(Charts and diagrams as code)
## begin
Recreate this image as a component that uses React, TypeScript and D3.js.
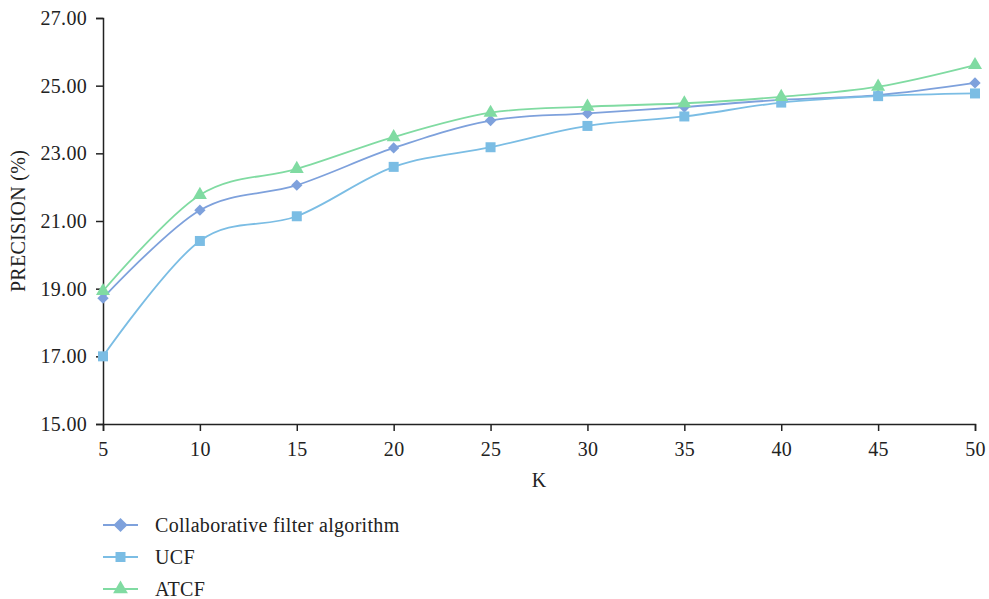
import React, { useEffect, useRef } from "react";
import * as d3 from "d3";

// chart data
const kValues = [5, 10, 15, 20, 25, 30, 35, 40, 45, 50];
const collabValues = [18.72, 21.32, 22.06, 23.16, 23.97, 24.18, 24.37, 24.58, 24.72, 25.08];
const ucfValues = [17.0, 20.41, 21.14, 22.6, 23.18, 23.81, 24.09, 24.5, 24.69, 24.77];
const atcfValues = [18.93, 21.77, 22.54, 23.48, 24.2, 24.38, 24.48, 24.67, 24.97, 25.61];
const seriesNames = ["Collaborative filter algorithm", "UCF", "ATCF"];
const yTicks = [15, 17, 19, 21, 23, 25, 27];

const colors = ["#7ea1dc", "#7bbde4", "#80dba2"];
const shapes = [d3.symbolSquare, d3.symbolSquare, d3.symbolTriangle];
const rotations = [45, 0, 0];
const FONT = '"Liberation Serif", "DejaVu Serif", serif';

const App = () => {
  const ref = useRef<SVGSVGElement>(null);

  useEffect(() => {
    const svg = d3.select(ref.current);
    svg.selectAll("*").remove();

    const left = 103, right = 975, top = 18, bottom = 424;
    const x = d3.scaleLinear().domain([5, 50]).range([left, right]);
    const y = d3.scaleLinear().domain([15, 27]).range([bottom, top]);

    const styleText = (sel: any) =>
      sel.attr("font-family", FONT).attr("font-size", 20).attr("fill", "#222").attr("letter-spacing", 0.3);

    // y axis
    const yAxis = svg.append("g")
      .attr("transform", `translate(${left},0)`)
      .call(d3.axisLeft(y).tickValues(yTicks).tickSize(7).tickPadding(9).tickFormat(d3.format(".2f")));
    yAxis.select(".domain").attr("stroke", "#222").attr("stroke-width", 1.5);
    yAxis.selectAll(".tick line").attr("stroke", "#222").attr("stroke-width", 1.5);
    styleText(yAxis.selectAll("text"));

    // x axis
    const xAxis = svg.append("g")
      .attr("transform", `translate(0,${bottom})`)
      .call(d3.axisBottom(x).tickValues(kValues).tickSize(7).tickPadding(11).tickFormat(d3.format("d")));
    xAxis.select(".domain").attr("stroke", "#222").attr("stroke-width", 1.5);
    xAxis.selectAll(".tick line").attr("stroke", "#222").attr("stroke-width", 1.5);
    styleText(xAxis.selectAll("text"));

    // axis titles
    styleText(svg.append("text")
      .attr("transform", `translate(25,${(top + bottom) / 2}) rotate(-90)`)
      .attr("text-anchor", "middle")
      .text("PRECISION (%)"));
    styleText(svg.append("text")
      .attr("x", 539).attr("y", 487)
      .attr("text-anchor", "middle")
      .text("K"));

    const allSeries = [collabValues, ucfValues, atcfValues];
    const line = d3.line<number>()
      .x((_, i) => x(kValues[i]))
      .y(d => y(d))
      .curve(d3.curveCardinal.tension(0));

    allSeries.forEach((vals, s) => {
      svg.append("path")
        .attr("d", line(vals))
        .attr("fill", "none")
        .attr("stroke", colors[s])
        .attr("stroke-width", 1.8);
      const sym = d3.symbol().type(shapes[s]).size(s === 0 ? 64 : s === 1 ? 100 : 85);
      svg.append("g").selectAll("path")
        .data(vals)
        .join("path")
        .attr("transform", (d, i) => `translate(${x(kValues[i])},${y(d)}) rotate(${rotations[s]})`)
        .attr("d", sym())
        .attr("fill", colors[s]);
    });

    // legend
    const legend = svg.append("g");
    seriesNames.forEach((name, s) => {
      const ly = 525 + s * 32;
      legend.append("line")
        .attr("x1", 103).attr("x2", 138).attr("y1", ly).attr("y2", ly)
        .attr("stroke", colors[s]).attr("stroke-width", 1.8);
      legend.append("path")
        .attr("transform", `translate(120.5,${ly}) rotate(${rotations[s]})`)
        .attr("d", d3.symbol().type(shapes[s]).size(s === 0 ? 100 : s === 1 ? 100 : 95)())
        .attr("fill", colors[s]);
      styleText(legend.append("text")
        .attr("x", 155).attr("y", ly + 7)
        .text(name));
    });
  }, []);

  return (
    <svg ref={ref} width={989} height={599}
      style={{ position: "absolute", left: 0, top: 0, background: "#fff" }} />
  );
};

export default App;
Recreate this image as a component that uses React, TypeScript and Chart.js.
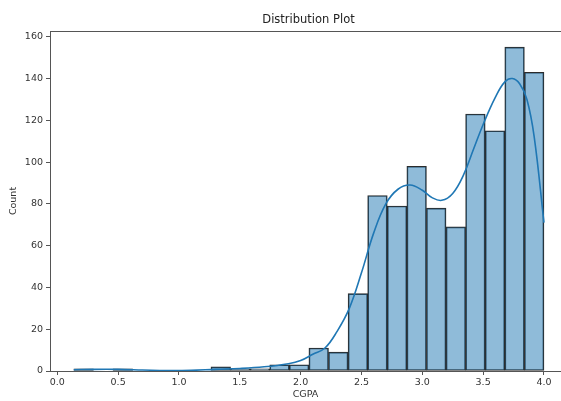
## end
• **Task description**:
Set down every entry word for word, but omit the pictures.

• **Task output**:
Recreate this image as a component that uses React, TypeScript and D3.js.
import React, { useEffect, useRef } from "react";
import * as d3 from "d3";

// chart data
const kValues = [5, 10, 15, 20, 25, 30, 35, 40, 45, 50];
const collabValues = [18.72, 21.32, 22.06, 23.16, 23.97, 24.18, 24.37, 24.58, 24.72, 25.08];
const ucfValues = [17.0, 20.41, 21.14, 22.6, 23.18, 23.81, 24.09, 24.5, 24.69, 24.77];
const atcfValues = [18.93, 21.77, 22.54, 23.48, 24.2, 24.38, 24.48, 24.67, 24.97, 25.61];
const seriesNames = ["Collaborative filter algorithm", "UCF", "ATCF"];
const yTicks = [15, 17, 19, 21, 23, 25, 27];

const colors = ["#7ea1dc", "#7bbde4", "#80dba2"];
const shapes = [d3.symbolSquare, d3.symbolSquare, d3.symbolTriangle];
const rotations = [45, 0, 0];
const FONT = '"Liberation Serif", "DejaVu Serif", serif';

const App = () => {
  const ref = useRef<SVGSVGElement>(null);

  useEffect(() => {
    const svg = d3.select(ref.current);
    svg.selectAll("*").remove();

    const left = 103, right = 975, top = 18, bottom = 424;
    const x = d3.scaleLinear().domain([5, 50]).range([left, right]);
    const y = d3.scaleLinear().domain([15, 27]).range([bottom, top]);

    const styleText = (sel: any) =>
      sel.attr("font-family", FONT).attr("font-size", 20).attr("fill", "#222").attr("letter-spacing", 0.3);

    // y axis
    const yAxis = svg.append("g")
      .attr("transform", `translate(${left},0)`)
      .call(d3.axisLeft(y).tickValues(yTicks).tickSize(7).tickPadding(9).tickFormat(d3.format(".2f")));
    yAxis.select(".domain").attr("stroke", "#222").attr("stroke-width", 1.5);
    yAxis.selectAll(".tick line").attr("stroke", "#222").attr("stroke-width", 1.5);
    styleText(yAxis.selectAll("text"));

    // x axis
    const xAxis = svg.append("g")
      .attr("transform", `translate(0,${bottom})`)
      .call(d3.axisBottom(x).tickValues(kValues).tickSize(7).tickPadding(11).tickFormat(d3.format("d")));
    xAxis.select(".domain").attr("stroke", "#222").attr("stroke-width", 1.5);
    xAxis.selectAll(".tick line").attr("stroke", "#222").attr("stroke-width", 1.5);
    styleText(xAxis.selectAll("text"));

    // axis titles
    styleText(svg.append("text")
      .attr("transform", `translate(25,${(top + bottom) / 2}) rotate(-90)`)
      .attr("text-anchor", "middle")
      .text("PRECISION (%)"));
    styleText(svg.append("text")
      .attr("x", 539).attr("y", 487)
      .attr("text-anchor", "middle")
      .text("K"));

    const allSeries = [collabValues, ucfValues, atcfValues];
    const line = d3.line<number>()
      .x((_, i) => x(kValues[i]))
      .y(d => y(d))
      .curve(d3.curveCardinal.tension(0));

    allSeries.forEach((vals, s) => {
      svg.append("path")
        .attr("d", line(vals))
        .attr("fill", "none")
        .attr("stroke", colors[s])
        .attr("stroke-width", 1.8);
      const sym = d3.symbol().type(shapes[s]).size(s === 0 ? 64 : s === 1 ? 100 : 85);
      svg.append("g").selectAll("path")
        .data(vals)
        .join("path")
        .attr("transform", (d, i) => `translate(${x(kValues[i])},${y(d)}) rotate(${rotations[s]})`)
        .attr("d", sym())
        .attr("fill", colors[s]);
    });

    // legend
    const legend = svg.append("g");
    seriesNames.forEach((name, s) => {
      const ly = 525 + s * 32;
      legend.append("line")
        .attr("x1", 103).attr("x2", 138).attr("y1", ly).attr("y2", ly)
        .attr("stroke", colors[s]).attr("stroke-width", 1.8);
      legend.append("path")
        .attr("transform", `translate(120.5,${ly}) rotate(${rotations[s]})`)
        .attr("d", d3.symbol().type(shapes[s]).size(s === 0 ? 100 : s === 1 ? 100 : 95)())
        .attr("fill", colors[s]);
      styleText(legend.append("text")
        .attr("x", 155).attr("y", ly + 7)
        .text(name));
    });
  }, []);

  return (
    <svg ref={ref} width={989} height={599}
      style={{ position: "absolute", left: 0, top: 0, background: "#fff" }} />
  );
};

export default App;
Recreate this image as a component that uses React, TypeScript and Chart.js.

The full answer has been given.